Aid Group Says Up to 5,000 Afghans Fleeing Daily to Iran

An international aid group says an estimated 300,000 Afghans, including women and children, have fled across the border into Iran in search of safety since the Taliban seized control of Afghanistan in August.

The Norwegian Refugee Council (NRC) released its findings Wednesday, saying the numbers continue to rise, while “between 4,000 and 5,000 Afghans are fleeing into Iran each day via informal border crossings.”

The NRC’s Iranian operation is supporting these families in addition to hundreds of thousands Afghans who have been sheltering in the country for years, it said. Tehran is grappling with a deepening economic crisis of its own.

“Iran cannot be expected to host so many Afghans with so little support from the international community,” said NRC Secretary General Jan Egeland, who is visiting the country this week and speaking to the families. “There must be an immediate scale up of aid both inside Afghanistan and in neighboring countries like Iran, before the deadly winter cold.”

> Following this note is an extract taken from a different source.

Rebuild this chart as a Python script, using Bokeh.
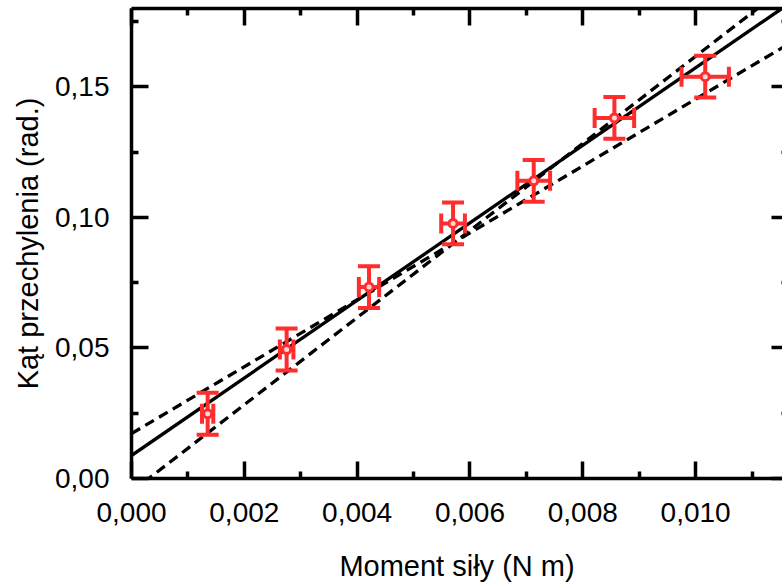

The Taliban marched into the Afghan capital, Kabul, on August 15 after overrunning the rest of country in stunning battlefield victories against Western-backed former Afghan government forces as the United States and NATO militaries withdrew from the country.

The Islamist group’s return to power prompted tens of thousands of people to flee the country on U.S.-led chaotic emergency evacuation flights to meet the August 31 withdrawal deadline for foreign troops.

Former Afghan government officials, security forces and those who served international forces in different capacities over the past 20 years were among those who departed Afghanistan fearing Taliban reprisals.

Western countries have since cut off financial aid and blocked the Taliban’s access to nearly $10 billion Afghan central bank assets, largely held in the U.S. over human rights concerns.

The sanctions have triggered fears of an economic meltdown in Afghanistan where the United Nations says years of war and a prolonged drought have threatened nearly 23 million people with starvation this winter compared to 14 million just two months ago.

The U.N. refugee agency’s appeal for nearly $300 million to support Afghans fleeing to neighboring countries is only 32 percent funded so far.

Pakistan, which already hosts about 3 million Afghans fleeing four decades of conflict and ensuing economic difficulties, has tightened border controls since the Taliban takeover of the neighboring country to block any new influx of Afghan refugees.

Pakistani authorities have been urging the world to establish temporary camps inside Afghanistan to contain fleeing families, saying Islamabad’s own economic troubles do not allow it absorb new refugees.